Payments to companies’ shareholders may be made on the following legal grounds:
- dividend, including an advance payment towards a dividend in the course of a financial year;
- fee for the shares redeemed;
- liquidation amount;
- reimbursement of additional payments;
- reimbursement of loans granted by shareholders.
All the above-mentioned payments may be made only and exclusively in accordance with the terms and conditions specified in the Commercial Companies Code and the Accounting Act. Liable for the correctness of settlements in that respect are members of the management board that, along with the shareholders, guarantee it with their personal property. Claims against management board members may be made by the company or – in the event of insolvency – also creditors or an official receiver.

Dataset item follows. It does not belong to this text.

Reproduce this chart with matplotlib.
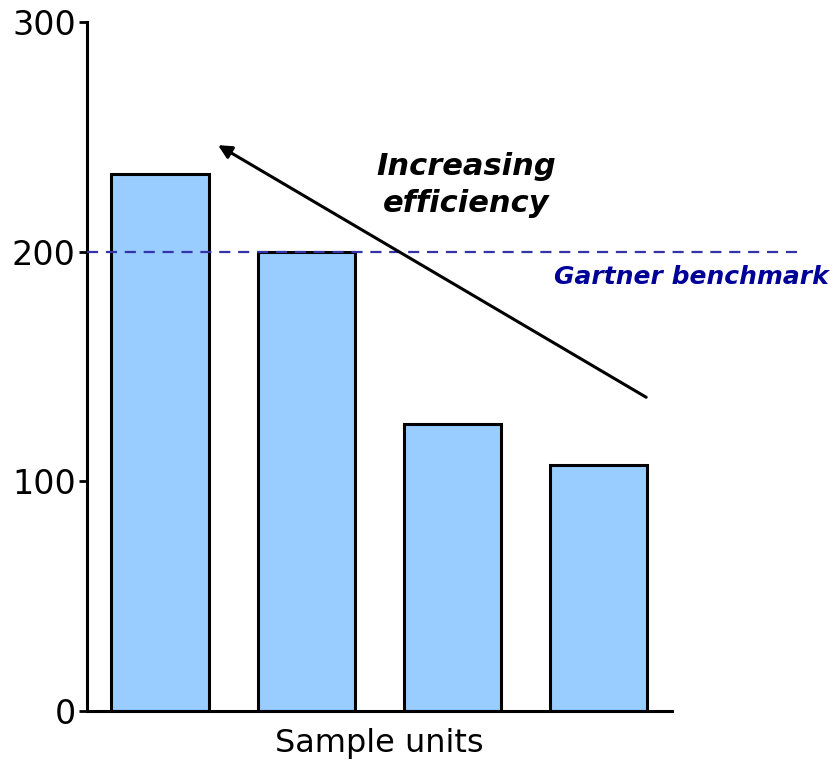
import matplotlib

matplotlib.use("Agg")
import matplotlib.pyplot as plt

# data
units = ["A", "B", "C", "D"]
values = [234, 200, 125, 107]
benchmark = 200
yticks = [0, 100, 200, 300]

fig = plt.figure(figsize=(8.33, 7.62), dpi=100)
ax = fig.add_axes([0.1044, 0.0669, 0.7023, 0.9042])

x = range(len(units))
ax.bar(x, values, width=0.665, color="#99CCFF", edgecolor="black", linewidth=2.2, zorder=2)

ax.set_xlim(-0.5, 3.5)
ax.set_ylim(0, 300)
ax.set_yticks(yticks)
ax.set_xticks([])
ax.tick_params(axis="y", labelsize=24, length=6, width=2, pad=2)
for s in ["top", "right"]:
    ax.spines[s].set_visible(False)
for s in ["left", "bottom"]:
    ax.spines[s].set_linewidth(2.2)

ax.set_xlabel("Sample units", fontsize=23, labelpad=12)

# benchmark line runs past the axes
ax.plot([-0.5, 4.38], [benchmark, benchmark], color="#3333AA", lw=1.6,
        dashes=(5, 3.5), clip_on=False, zorder=3)
ax.text(4.57, 189, "Gartner benchmark", color="#000099", fontsize=18,
        fontweight="bold", fontstyle="italic", ha="right", va="center")

ax.annotate("", xy=(0.38, 247), xytext=(3.34, 136),
            arrowprops=dict(arrowstyle="-|>,head_length=0.8,head_width=0.4",
                            color="black", lw=2.2), zorder=4)
ax.text(2.09, 229, "Increasing\nefficiency", fontsize=22, fontweight="bold",
        fontstyle="italic", ha="center", va="center", linespacing=1.35)

fig.savefig("out.png", dpi=100)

In practice, there occur situations, when the dividend paying capacity must be established and confirmed by an independent entity. Such a need arises when:
- there is a difference of opinions within the management board, or between the management board and the shareholders, concerning the dividend-paying capacity, its legal admissibility, amount and influence on the working capital required;
- stakeholders (shareholders or creditors) require an independent entity’s confirmation of existence of the dividend-paying capacity and indication when a dividend is claimable from a company;
- there exist doubts whether historically established capitals may serve as payment sources;
- the management board needs a formal confirmation of its operation in accordance with the company’s articles of association / bylaws and observance of due diligence within the scope of confirmation.
KPMG employs experts that specialize in the fields of law, corporate finance and accounting, and that – within the agreed scope – carry out analytical works and draw up a report confirming the company’s dividend-paying capacity within the above-mentioned scope.
The report records analyses of the balance sheet and the historical documents that constitute the grounds for creating the company’s capitals with a view to determining admissibility of payments and their amount.
The scope of analytical works may cover an assessment of justifiability of payments to shareholders, determination of the company’s need for cash means and assessment of the payment’s influence on the company’s working capital.
The works are concluded with an issuance of a report on the analysis carried out, wherein the dividend-paying capacity (i.e., capacity of distributing funds to shareholders) is determined.